Edit: On the other hand, reading this blogpost makes me think that the mechanism Vanden Bossche proposes is plausible at least in theory. But also, the Nature blogpost discusses that targeting the spke protein in particular was a good idea:
So far, that all seems right and the vaccines continue to be functional enough to neutralize even the most vaccine-resistant variants.
Yeah, his second claim is bogus. That’s not how it works, and that’s not what we’ve been seeing with existing mutations.
As an example, look at E484K—this mutation changes the amino acid polarity, so that antibodies trained against the E variant will have a much harder time attaching to the K variant. If an antibody fails to attach, it doesn’t ‘crowd out’ anything.
In the case where an antibody attaches but doesn’t actually “inactivate” the virus due to a mutation, that’s because the virus’ attack surfaces are still present and exposed (otherwise, it would be inactivated.) Again, we wouldn’t expect to see “crowding out” of other antibodies.

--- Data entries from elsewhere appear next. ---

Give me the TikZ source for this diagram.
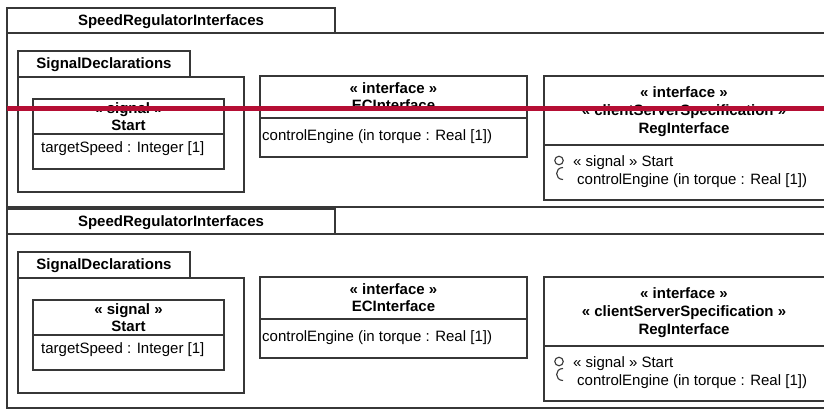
\documentclass[tikz,border=0pt]{standalone}
\usepackage{fontspec}
\setmainfont{Liberation Sans}
\definecolor{redline}{RGB}{181,14,52}
\definecolor{frameline}{RGB}{55,55,55}
\tikzset{
  boxline/.style={draw=frameline, line width=1.3pt},
  lbl/.style={anchor=base, inner sep=0pt, font=\fontsize{15}{18}\selectfont},
  ttl/.style={anchor=base, inner sep=0pt, font=\fontsize{15}{18}\selectfont\bfseries},
  lleft/.style={lbl, anchor=base west},
  provided/.style={circle, draw=frameline, line width=1.1pt, minimum size=8.5pt, inner sep=0pt},
}
\newcommand{\umlsheet}[2]{%
  \begin{scope}[yshift=-#2pt]
    % outer package frame
    \draw[boxline] (7,8) rectangle (335,33);
    \draw[boxline] (7,33) -- (830,33);
    \draw[boxline] (7,33) -- (7,207) -- (830,207);
    \node[ttl] (#1pkg) at (171,25) {SpeedRegulatorInterfaces};
    % SignalDeclarations package
    \draw[boxline] (18,51) rectangle (190,77);
    \draw[boxline] (18,77) rectangle (244,192);
    \node[ttl] (#1sigpkg) at (104,68) {SignalDeclarations};
    % Start signal
    \draw[boxline] (33,99) rectangle (224,169);
    \draw[boxline] (33,134) -- (224,134);
    \node[ttl] (#1startst) at (128.5,113) {« signal »};
    \node[ttl] (#1start) at (128.5,130) {Start};
    \node[lleft] (#1startattr) at (41,152) {targetSpeed : Integer [1]};
    % ECInterface
    \draw[boxline] (260,76) rectangle (527,157);
    \draw[boxline] (260,118) -- (527,118);
    \node[ttl] (#1ecst) at (393.5,93) {« interface »};
    \node[ttl] (#1ec) at (393.5,110) {ECInterface};
    \node[lleft] (#1ecop) at (262,140) {controlEngine (in torque : Real [1])};
    % RegInterface
    \draw[boxline] (544,76) rectangle (830,200);
    \draw[boxline] (544,145) -- (830,145);
    \node[ttl] (#1regst) at (684,97) {« interface »};
    \node[ttl] (#1regcs) at (684,115) {« clientServerSpecification »};
    \node[ttl] (#1reg) at (684,133) {RegInterface};
    \node[provided] (#1ball) at (559,160.5) {};
    \draw[frameline, line width=1.1pt] (563,167.5) .. controls (554.5,167.5) and (554.5,179.5) .. (563,179.5);
    \node[lleft] (#1regsig) at (573,166) {« signal » Start};
    \node[lleft] (#1regop) at (577,184) {controlEngine (in torque : Real [1])};
  \end{scope}%
}
\begin{document}
\begin{tikzpicture}[x=1pt, y=-1pt]
  \useasboundingbox (0,0) rectangle (824,410);
  \fill[white] (0,0) rectangle (824,410);
  \umlsheet{a}{0}
  \umlsheet{b}{201}
  \draw[redline, line width=5pt] (7,108) -- (830,108);
\end{tikzpicture}
\end{document}
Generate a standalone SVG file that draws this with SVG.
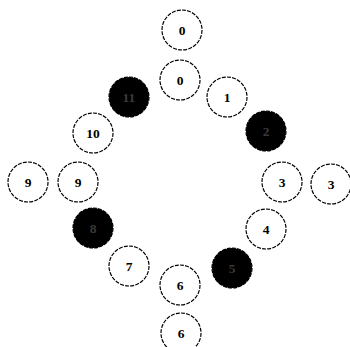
<svg xmlns="http://www.w3.org/2000/svg" width="350" height="347" viewBox="0 0 350 347">
<style>
.n circle{fill:#fff;stroke:#000;stroke-width:1.2;stroke-dasharray:4 1.2}
.f circle{fill:#000;stroke:#000;stroke-width:1.2;stroke-dasharray:4 1.2}
text{font-family:"Liberation Serif","Times New Roman",serif;font-weight:bold;font-size:13.5px;text-anchor:middle;dominant-baseline:central;fill:#000}
.f text{fill:#3a3a3a}
</style>
<rect width="350" height="347" fill="#fff"/>
<g id="n0o" class="n"><circle cx="182" cy="30" r="20"/><text x="182" y="30">0</text></g>
<g id="n0" class="n"><circle cx="180" cy="80" r="20"/><text x="180" y="80">0</text></g>
<g id="n1" class="n"><circle cx="227" cy="97" r="20"/><text x="227" y="97">1</text></g>
<g id="n11" class="f"><circle cx="129" cy="97" r="20"/><text x="129" y="97">11</text></g>
<g id="n10" class="n"><circle cx="93" cy="133" r="20"/><text x="93" y="133">10</text></g>
<g id="n2" class="f"><circle cx="266" cy="131" r="20"/><text x="266" y="131">2</text></g>
<g id="n9o" class="n"><circle cx="28" cy="182" r="20"/><text x="28" y="182">9</text></g>
<g id="n9" class="n"><circle cx="78" cy="182" r="20"/><text x="78" y="182">9</text></g>
<g id="n3" class="n"><circle cx="282" cy="182" r="20"/><text x="282" y="182">3</text></g>
<g id="n3o" class="n"><circle cx="331" cy="184" r="20"/><text x="331" y="184">3</text></g>
<g id="n8" class="f"><circle cx="93" cy="228" r="20"/><text x="93" y="228">8</text></g>
<g id="n4" class="n"><circle cx="266" cy="229" r="20"/><text x="266" y="229">4</text></g>
<g id="n7" class="n"><circle cx="129" cy="266" r="20"/><text x="129" y="266">7</text></g>
<g id="n5" class="f"><circle cx="232" cy="268" r="20"/><text x="232" y="268">5</text></g>
<g id="n6" class="n"><circle cx="180" cy="285" r="20"/><text x="180" y="285">6</text></g>
<g id="n6o" class="n"><circle cx="181" cy="333" r="20"/><text x="181" y="333">6</text></g>
<g id="connectors"/>
</svg>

And lastly, there’s the extremely unlikely scenario of sufficient mutation that existing antibodies give us Vaccine Enhanced Disease. This is both something vaccine designers explicitly focus on to minimize the risk of, and would require an extreme amount of change to enable.
That makes sense; I was wondering about this exact thing. It seems like VB is painting a worst-case scenario where a bunch of things go wrong in a specific way. Perhaps not impossible, but based on what you’re saying, there’s no reason to be unusually concerned.
Do you still need proof that natural antibodies are superior to the Spike-focused vaccine-induced antibodies ?
There you go: https://www.medrxiv.org/content/10.1101/2021.08.24.21262415v1
https://www.nature.com/articles/s41586-021-03944-y
The article you cited is not science, it is a Bolshevik-style hit piece.